Karaçaylılar nerede yaşıyor?

Karaçay-Malkar Türkleri yüzyıllardan beri, Kafkas sıra dağları’nın en yüksek zirvesi olan Elbruz dağının (Mingi Tav) yüksek bölgelerinde ve derin vadilerde yer alan köylerde yaşayan iki kardeş topluluktur. Elbruz dağının bir ucunda Karaçaylılar, diğer yamacında Malkarlılar yaşar. Bu coğrafi konumun dışında aralarında hiçbir farklılık yoktur.1920′li yıllarda Sovyetler’in “Kollektivizm” politikası gereği, dağ köylerinde yaşamakta olan pek çok Karaçay-Malkar ailesi, düzlüklere göç ettirilerek buralarda kurulan yeni köylere yerleştirildiler. Dilleri batı Türk dilleri grubundandır. Kıpçak ve Kıpçak alt grubunda sınıflandırılabilir. Kuzey Kafkasya’da yaşayan diğer iki Türk topluluğu olan Kumukça ve Nogay diline de benzerlik gösterir. Tarihî, antropolojik, arkeolojik ve linguistik araştırmalar Karaçay-Malkarlıların bu bölgede uzun yüzyıllar hakimiyet kuran Türk kavimlerinin torunları olduklarını, zaman içinde çeşitli Kafkas halkları ile karıştıklarını ortaya koymaktadır.1828 yılına kadar Rus idaresine tabi olmadılar, bu tarihten sonra Karaçaylılar Çerkeslerle birlikte 1862 yılına değin Ruslarla çarpıştılar. 1864′de Karaçay’ı da kapsayan Çerkesya’nın Rus istilasına uğraması sonucu, büyük bir göç olayı (deportasyon) yaşandı. Rusların Kafkasya’yı işgali sonunda 1880′li yıllardan itibaren zaman zaman Karaçay-Malkar halkının bir bölümü diğer Kafkas kabileleri ile birlikte Türkiye’ye göç etmek zorunda kaldı. Bugün bu göçmenlerin torunlarından yaklaşık 25 bin Karaçay-Malkar Türkü Türkiye’de, 2,000 civarında Karaçay-Malkar Türkü Suriye’de, yaklaşık 6,000 kişilik bir kısmı da Amerika’da yaşamaktadır.

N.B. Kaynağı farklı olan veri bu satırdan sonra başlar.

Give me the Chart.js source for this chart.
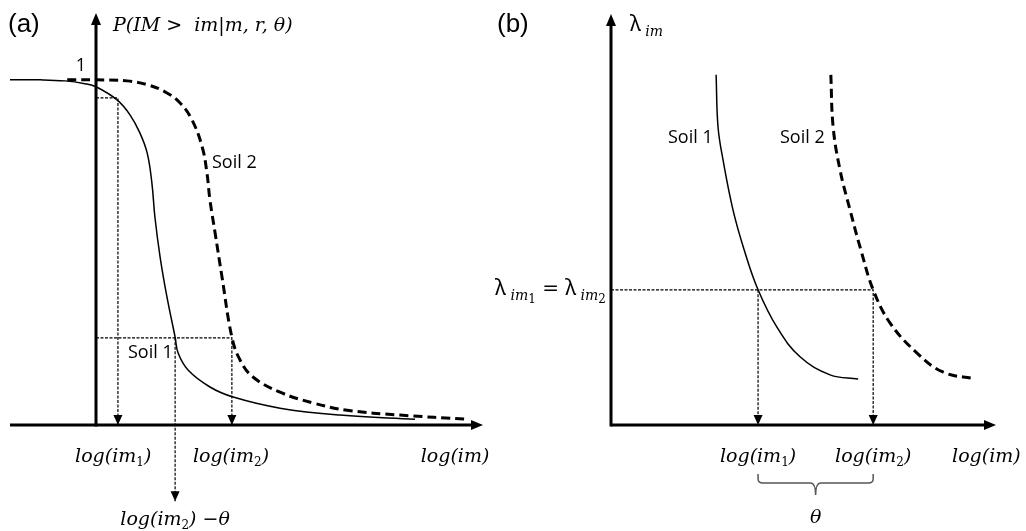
<!DOCTYPE html>
<html><head><meta charset="utf-8">
<script src="https://cdn.jsdelivr.net/npm/chart.js@4/dist/chart.umd.min.js"></script>
<style>
html,body{margin:0;padding:0;background:#fff;width:1026px;height:531px;overflow:hidden}
.panel{position:absolute;top:0;height:531px}
#pa{left:0;width:513px}
#pb{left:480px;width:546px}
</style></head><body>
<div class="panel" id="pa"><canvas id="ca"></canvas></div>
<div class="panel" id="pb"><canvas id="cb"></canvas></div>
<script>
// ---------- Panel (a): exceedance probability curves ----------
const aSoil1X = [-2.0, -1.30, -0.72, -0.26, 0, 0.49, 0.79, 1.02, 1.19, 1.30, 1.37, 1.49, 1.65, 1.84, 1.91, 2.14, 2.65, 3.19, 4.28, 5.67, 7.42];
const aSoil1Y = [0.997, 0.997, 0.994, 0.986, 0.977, 0.939, 0.896, 0.844, 0.786, 0.699, 0.601, 0.486, 0.370, 0.254, 0.208, 0.159, 0.110, 0.081, 0.049, 0.029, 0.017];
const aSoil2X = [-0.67, 0, 0.72, 1.19, 1.61, 1.95, 2.23, 2.47, 2.58, 2.65, 2.77, 2.93, 3.16, 3.35, 3.65, 4.28, 5.05, 5.84, 7.07, 8.65];
const aSoil2Y = [0.997, 0.997, 0.994, 0.983, 0.962, 0.931, 0.882, 0.803, 0.728, 0.650, 0.555, 0.428, 0.254, 0.188, 0.139, 0.095, 0.064, 0.043, 0.029, 0.017];
const aLevels = [0.945, 0.252];          // dotted reading levels
const aGuideX = [0.51, 1.84, 3.16];      // log(im1), log(im2)-theta, log(im2)
const aDropEnd = -0.22;                  // end of the log(im2)-theta arrow
const aTickX = [0.40, 3.14, 8.35];       // tick label centres
const aTickLabels = ['1', '2', ''];      // subscripts of log(im_i)

// ---------- Panel (b): hazard curves ----------
const bSoil1X = [2.73, 2.78, 2.91, 3.17, 3.46, 3.82, 4.31, 4.91, 5.69, 6.42];
const bSoil1Y = [8.52, 7.25, 6.45, 5.23, 4.26, 3.29, 2.38, 1.66, 1.22, 1.12];
const bSoil2X = [5.71, 5.77, 5.95, 6.21, 6.49, 6.81, 7.25, 7.95, 8.62, 9.46];
const bSoil2Y = [8.52, 7.25, 6.20, 5.23, 4.26, 3.29, 2.48, 1.75, 1.29, 1.12];
const bLevel = 3.29;
const bGuideX = [3.82, 6.81];
const bTickX = [3.82, 6.81, 9.75];

const zip = (xs, ys) => xs.map((x, i) => ({x, y: ys[i]}));

const M = 'italic 19px "DejaVu Serif"';
const SUBI = 'italic 14px "DejaVu Serif"';
const SUBN = '12px "DejaVu Serif"';
const SANS = '18px "Open Sans"';

function rich(ctx, parts, x, y, align) {
  let w = 0;
  parts.forEach(p => { ctx.font = p.f; p.w = ctx.measureText(p.t).width; w += p.w; });
  let cx = align === 'center' ? x - w / 2 : align === 'right' ? x - w : x;
  ctx.textAlign = 'left'; ctx.textBaseline = 'alphabetic';
  parts.forEach(p => { ctx.font = p.f; ctx.fillStyle = '#000'; ctx.fillText(p.t, cx, y + (p.dy || 0)); cx += p.w; });
}
function logParts(sub) {
  if (!sub) return [{t: 'log(im)', f: M}];
  return [{t: 'log(im', f: M}, {t: sub, f: SUBN, dy: 4}, {t: ')', f: M}];
}
function arrowDown(ctx, x, y) {
  ctx.beginPath(); ctx.moveTo(x, y); ctx.lineTo(x - 4.5, y - 10); ctx.lineTo(x + 4.5, y - 10); ctx.closePath(); ctx.fill();
}
function arrowUp(ctx, x, y) {
  ctx.beginPath(); ctx.moveTo(x, y); ctx.lineTo(x - 5, y + 12); ctx.lineTo(x + 5, y + 12); ctx.closePath(); ctx.fill();
}
function arrowRight(ctx, x, y) {
  ctx.beginPath(); ctx.moveTo(x, y); ctx.lineTo(x - 12, y - 5); ctx.lineTo(x - 12, y + 5); ctx.closePath(); ctx.fill();
}
function axes(chart, xFrom) {
  const ctx = chart.ctx, a = chart.chartArea, sx = chart.scales.x, sy = chart.scales.y;
  const x0 = sx.getPixelForValue(0), y0 = sy.getPixelForValue(0);
  ctx.save();
  ctx.strokeStyle = '#000'; ctx.fillStyle = '#000'; ctx.lineWidth = 3;
  ctx.beginPath(); ctx.moveTo(x0, y0 + 1.5); ctx.lineTo(x0, a.top + 10); ctx.stroke();
  arrowUp(ctx, x0, a.top);
  ctx.beginPath(); ctx.moveTo(sx.getPixelForValue(xFrom), y0); ctx.lineTo(a.right - 10, y0); ctx.stroke();
  arrowRight(ctx, a.right, y0);
  ctx.restore();
}
const guideStyle = {borderColor: '#000', borderWidth: 1.2, borderDash: [3, 1.5], pointRadius: 0, tension: 0, fill: false};
const curve = (xs, ys, dashed) => ({
  data: zip(xs, ys), showLine: true, borderColor: '#000', pointRadius: 0, tension: 0.4,
  borderWidth: dashed ? 3 : 1.5, borderDash: dashed ? [9, 5] : []
});
const baseOpts = (pad, xr, yr) => ({
  responsive: true, maintainAspectRatio: false, animation: false,
  layout: {padding: pad},
  plugins: {legend: {display: false}, tooltip: {enabled: false}},
  scales: {
    x: {type: 'linear', min: xr[0], max: xr[1], display: false},
    y: {type: 'linear', min: yr[0], max: yr[1], display: false}
  }
});

// ----- chart (a)
new Chart(document.getElementById('ca'), {
  type: 'scatter',
  data: {datasets: [
    curve(aSoil1X, aSoil1Y, false),
    curve(aSoil2X, aSoil2Y, true),
    Object.assign({data: [{x: 0, y: aLevels[0]}, {x: aGuideX[0], y: aLevels[0]}, {x: aGuideX[0], y: 0}], showLine: true}, guideStyle),
    Object.assign({data: [{x: 0, y: aLevels[1]}, {x: aGuideX[2], y: aLevels[1]}, {x: aGuideX[2], y: 0}], showLine: true}, guideStyle),
    Object.assign({data: [{x: aGuideX[1], y: aLevels[1]}, {x: aGuideX[1], y: aDropEnd}], showLine: true}, guideStyle)
  ]},
  options: baseOpts({left: 10, right: 30, top: 13, bottom: 2}, [-2, 9], [-0.3, 1.19]),
  plugins: [{
    id: 'deco',
    beforeDatasetsDraw(chart) { axes(chart, -2); },
    afterDatasetsDraw(chart) {
      const ctx = chart.ctx, sx = chart.scales.x, sy = chart.scales.y;
      const x0 = sx.getPixelForValue(0), y0 = sy.getPixelForValue(0);
      ctx.save(); ctx.fillStyle = '#000';
      arrowDown(ctx, sx.getPixelForValue(aGuideX[0]), y0);
      arrowDown(ctx, sx.getPixelForValue(aGuideX[2]), y0);
      arrowDown(ctx, sx.getPixelForValue(aGuideX[1]), sy.getPixelForValue(aDropEnd));
      ctx.font = '26px "Liberation Sans"'; ctx.textAlign = 'left'; ctx.textBaseline = 'alphabetic';
      ctx.fillText('(a)', 8, 32);
      rich(ctx, [{t: 'P(IM >  im|m, r, θ)', f: M}], x0 + 17, 31, 'left');
      ctx.font = SANS; ctx.textAlign = 'right'; ctx.textBaseline = 'middle';
      ctx.fillText('1', x0 - 10, sy.getPixelForValue(1) - 13);
      ctx.textAlign = 'left';
      ctx.fillText('Soil 2', 212, 163);
      ctx.fillText('Soil 1', 128, 353);
      aTickX.forEach((v, i) => rich(ctx, logParts(aTickLabels[i]), sx.getPixelForValue(v), y0 + 37, 'center'));
      rich(ctx, logParts('2').concat([{t: ' −', f: '19px "DejaVu Serif"'}, {t: 'θ', f: M}]), sx.getPixelForValue(aGuideX[1]), sy.getPixelForValue(aDropEnd) + 24, 'center');
      ctx.restore();
    }
  }]
});

// ----- chart (b)
new Chart(document.getElementById('cb'), {
  type: 'scatter',
  data: {datasets: [
    curve(bSoil1X, bSoil1Y, false),
    curve(bSoil2X, bSoil2Y, true),
    Object.assign({data: [{x: 0, y: bLevel}, {x: bGuideX[1], y: bLevel}, {x: bGuideX[1], y: 0}], showLine: true}, guideStyle),
    Object.assign({data: [{x: bGuideX[0], y: bLevel}, {x: bGuideX[0], y: 0}], showLine: true}, guideStyle)
  ]},
  options: baseOpts({left: 131, right: 30, top: 14, bottom: 106}, [0, 10], [0, 10]),
  plugins: [{
    id: 'deco',
    beforeDatasetsDraw(chart) { axes(chart, 0); },
    afterDatasetsDraw(chart) {
      const ctx = chart.ctx, sx = chart.scales.x, sy = chart.scales.y;
      const x0 = sx.getPixelForValue(0), y0 = sy.getPixelForValue(0);
      ctx.save(); ctx.fillStyle = '#000';
      bGuideX.forEach(v => arrowDown(ctx, sx.getPixelForValue(v), y0));
      ctx.font = '26px "Liberation Sans"'; ctx.textAlign = 'left'; ctx.textBaseline = 'alphabetic';
      ctx.fillText('(b)', 17, 32);
      const LAM = '21px "Noto Sans"';
      rich(ctx, [{t: 'λ', f: LAM}, {t: ' im', f: SUBI, dy: 5}], x0 + 19, 31, 'left');
      const ly = sy.getPixelForValue(bLevel);
      rich(ctx, [{t: 'λ', f: LAM}, {t: ' im', f: SUBI, dy: 5}, {t: '1', f: SUBN, dy: 8},
                 {t: ' = ', f: '20px "DejaVu Serif"'},
                 {t: 'λ', f: LAM}, {t: ' im', f: SUBI, dy: 5}, {t: '2', f: SUBN, dy: 8}], x0 - 5, ly + 5, 'right');
      ctx.font = SANS; ctx.textAlign = 'left'; ctx.textBaseline = 'middle';
      ctx.fillText('Soil 1', 668 - 480, 138);
      ctx.fillText('Soil 2', 780 - 480, 138);
      ['1', '2', ''].forEach((s, i) => rich(ctx, logParts(s), sx.getPixelForValue(bTickX[i]), y0 + 37, 'center'));
      // brace under the two readings
      const xa = sx.getPixelForValue(bGuideX[0]), xb = sx.getPixelForValue(bGuideX[1]), xm = (xa + xb) / 2;
      const top = y0 + 49, hy = y0 + 58, tip = y0 + 70;
      ctx.strokeStyle = '#555'; ctx.lineWidth = 1.5;
      ctx.beginPath();
      ctx.moveTo(xa, top); ctx.lineTo(xa, hy - 4); ctx.quadraticCurveTo(xa, hy, xa + 5, hy);
      ctx.lineTo(xm - 5, hy); ctx.quadraticCurveTo(xm, hy, xm, tip);
      ctx.quadraticCurveTo(xm, hy, xm + 5, hy); ctx.lineTo(xb - 5, hy);
      ctx.quadraticCurveTo(xb, hy, xb, hy - 4); ctx.lineTo(xb, top);
      ctx.stroke();
      rich(ctx, [{t: 'θ', f: M}], xm, y0 + 98, 'center');
      ctx.restore();
    }
  }]
});
</script>
</body></html>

Karaçay-Malkar halkı bugün Kafkasya’da “Karaçay-Çerkesya” ve “Kabarday-Balkarya” adlarını taşıyan iki ayrı özerk cumhuriyet de Rusya Federasyonu’na bağlı olarak yaşamaktadırlar. 1989′da Karaçaylılar 156,140, Malkarlılar ise 88,771 nüfuslu idiler.